GREEN BAY, WIS. - On a day of ignominy, the Vikings set a new low -- if not an NFL record -- in fourth-down production during a 34-0 loss to the Packers at Lambeau Field.
Three times they went for it on fourth down, and they completed passes to receiver Robert Ferguson each time. Amazingly, they failed to convert all three when Ferguson was tackled short of a first down.
The Vikings' version of the West Coast offense routinely calls for players to make yardage after the catch, but coach Brad Childress said each play had "different answers." A breakdown:
With 59 seconds remaining in the third quarter, the Vikings faced fourth-and-10 from the Packers 26-yard line. Brooks Bollinger threw a shallow crossing route to Ferguson, who was tackled for a 1-yard loss by linebacker A.J. Hawk.
With 4:07 left in the game, Ferguson was tackled for a 2-yard gain on fourth-and-3 from the Vikings 49.
With 51 seconds left, Ferguson was tackled for a 3-yard gain on fourth-and-7 from the Packers 27.
Asked about each play, Childress indicated that Bollinger could have found another receiver on the first play and that Ferguson should have extended his route on the second.
Cornerback Antoine Winfield said he knew Friday that he would not be able to play in a second consecutive game because of a pulled hamstring.
"All I can do is get treatment and hope to be out with the boys next week," he said.
Receiver Sidney Rice also sat out because of a hamstring injury. In addition to tailback Adrian Peterson leaving because of a knee injury, cornerback Eric Frampton strained a groin in the first quarter and did not return.
Happy for Williamson
Safety Dwight Smith said he was heartened by the team's decision to pay Troy Williamson for the week he missed while tending to his maternal grandmother's funeral.
The Vikings initially docked Williamson a week's pay for missing the Chargers' game, then changed their mind on Saturday. Childress attributed the decision to conversations with his veteran players.

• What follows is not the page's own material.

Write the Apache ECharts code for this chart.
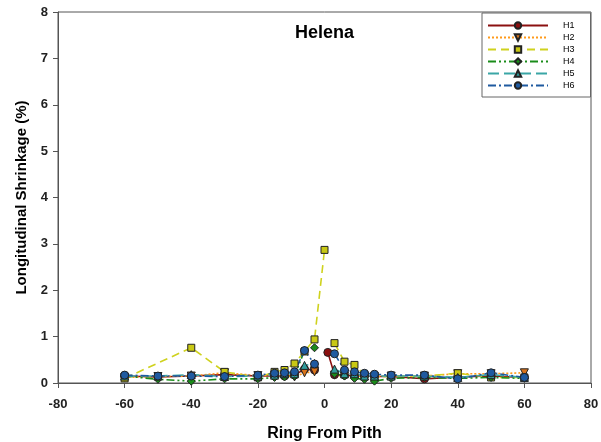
<!DOCTYPE html>
<html>
<head>
<meta charset="UTF-8">
<script src="https://cdn.jsdelivr.net/npm/echarts@6/dist/echarts.min.js"></script>
<style>
  html, body { margin: 0; padding: 0; background: #fff; }
  #main { width: 601px; height: 442px; }
</style>
</head>
<body>
<div id="main"></div>
<script>
// ring positions (null in a series = no point there)
var rings = [-60, -50, -40, -30, -20, -15, -12, -9, -6, -3, 0, 1, 3, 6, 9, 12, 15, 20, 30, 40, 50, 60];

var h1 = [0.15, 0.13, 0.15, 0.18, 0.15, 0.15, 0.15, 0.17, 0.30, 0.28, null, 0.66, 0.18, 0.17, 0.15, 0.15, 0.14, 0.14, 0.09, 0.13, 0.15, 0.12];
var h2 = [0.12, 0.14, 0.15, 0.22, 0.16, 0.17, 0.16, 0.13, 0.22, 0.24, null, null, 0.17, 0.15, 0.16, 0.14, 0.14, 0.15, 0.15, 0.20, 0.20, 0.22];
var h3 = [0.10, null, 0.76, 0.24, 0.12, 0.24, 0.28, 0.42, 0.68, 0.94, 2.87, null, 0.86, 0.46, 0.39, 0.18, 0.12, 0.15, 0.15, 0.21, 0.12, 0.12];
var h4 = [0.15, 0.08, 0.04, 0.09, 0.09, 0.12, 0.13, 0.15, 0.70, 0.76, null, null, 0.20, 0.15, 0.10, 0.08, 0.04, 0.10, 0.12, 0.10, 0.12, 0.10];
var h5 = [0.15, 0.15, 0.18, 0.14, 0.15, 0.17, 0.20, 0.20, 0.38, 0.42, null, null, 0.30, 0.20, 0.20, 0.15, 0.15, 0.15, 0.15, 0.12, 0.18, 0.12];
var h6 = [0.17, 0.15, 0.15, 0.14, 0.17, 0.21, 0.22, 0.24, 0.70, 0.41, null, null, 0.63, 0.28, 0.24, 0.21, 0.19, 0.17, 0.17, 0.09, 0.22, 0.12];

var names = ['H1', 'H2', 'H3', 'H4', 'H5', 'H6'];
var xTicks = [-80, -60, -40, -20, 0, 20, 40, 60, 80];
var yTicks = [0, 1, 2, 3, 4, 5, 6, 7, 8];

// pair up with ring positions, leave a gap across the pith
function pairs(vals) {
  var out = [], left = true;
  for (var i = 0; i < rings.length; i++) {
    if (vals[i] == null) continue;
    if (left && rings[i] > 0) { out.push([0.5, null]); left = false; }
    out.push([rings[i], vals[i]]);
  }
  return out;
}

function mkSeries(name, vals, color, fill, dash, symbol, rot) {
  return {
    name: name,
    type: 'line',
    data: pairs(vals),
    connectNulls: false,
    symbol: symbol,
    symbolRotate: rot || 0,
    symbolSize: symbol === 'rect' ? 7 : 8,
    lineStyle: { color: color, width: 1.6, type: dash },
    itemStyle: { color: fill, borderColor: '#222', borderWidth: 1 },
    emphasis: { disabled: true }
  };
}

var chart = echarts.init(document.getElementById('main'));
chart.setOption({
  animation: false,
  backgroundColor: '#fff',
  title: {
    text: 'Helena',
    left: 290,
    top: 19,
    textStyle: { fontFamily: 'Liberation Sans', fontWeight: 'bold', fontSize: 18, color: '#000' }
  },
  legend: {
    data: names,
    orient: 'vertical',
    left: 482,
    top: 13,
    itemWidth: 60,
    itemHeight: 8,
    itemGap: 3,
    padding: [8, 16, 7, 5],
    borderColor: '#666',
    borderWidth: 1,
    backgroundColor: '#fff',
    textStyle: { fontFamily: 'Liberation Sans', fontSize: 9, color: '#000', padding: [0, 0, 0, 10] }
  },
  grid: {
    left: 58, right: 10, top: 12, bottom: 59,
    outerBoundsMode: 'none',
    show: true, borderColor: '#555', borderWidth: 1
  },
  xAxis: {
    type: 'value',
    min: -80, max: 80, interval: 20,
    name: 'Ring From Pith',
    nameLocation: 'middle',
    nameGap: 43,
    nameTextStyle: { fontFamily: 'Liberation Sans', fontWeight: 'bold', fontSize: 16, color: '#000' },
    axisLine: { onZero: false, lineStyle: { color: '#555' } },
    axisTick: { inside: false, length: 5, lineStyle: { color: '#555' } },
    axisLabel: {
      margin: 15,
      fontFamily: 'Liberation Sans', fontWeight: 'bold', fontSize: 13, color: '#222',
      formatter: function (v) { return xTicks.indexOf(v) >= 0 ? String(v) : ''; }
    },
    splitLine: { show: false }
  },
  yAxis: {
    type: 'value',
    min: 0, max: 8, interval: 1,
    name: 'Longitudinal Shrinkage (%)',
    nameLocation: 'middle',
    nameGap: 29,
    nameTextStyle: { fontFamily: 'Liberation Sans', fontWeight: 'bold', fontSize: 15, color: '#000' },
    axisLine: { show: true, onZero: false, lineStyle: { color: '#555' } },
    axisTick: { show: true, inside: false, length: 5, lineStyle: { color: '#555' } },
    axisLabel: {
      margin: 10,
      fontFamily: 'Liberation Sans', fontWeight: 'bold', fontSize: 13, color: '#222',
      formatter: function (v) { return yTicks.indexOf(v) >= 0 ? String(v) : ''; }
    },
    splitLine: { show: false }
  },
  series: [
    mkSeries(names[0], h1, '#8b1010', '#8b1010', 'solid', 'circle'),
    mkSeries(names[1], h2, '#ff9a1a', '#d9731a', [2, 2], 'triangle', 180),
    mkSeries(names[2], h3, '#cfd21e', '#c8c814', [8, 5], 'rect'),
    mkSeries(names[3], h4, '#1a8c1a', '#1a8c1a', [8, 3, 2, 3, 2, 3], 'diamond'),
    mkSeries(names[4], h5, '#3aa6a6', '#2f9c9c', [11, 5], 'triangle'),
    mkSeries(names[5], h6, '#1f5aa0', '#1f5aa0', [8, 3, 2, 3], 'circle')
  ]
});
</script>
</body>
</html>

"You don't want other guys who are in that same situation scared to go home because they might not get a game check," Smith said. "You understand that family is everything.
"To Coach's credit, it wasn't the fact of it was Troy -- it was the policy of the team, to where if you don't play in that game, you don't get paid.
"Like he said when he met with us, he wanted to do the right thing, and now he's done the right thing."
Asked about the situation, Williamson said, "That's over with, that's it, now we're moving on."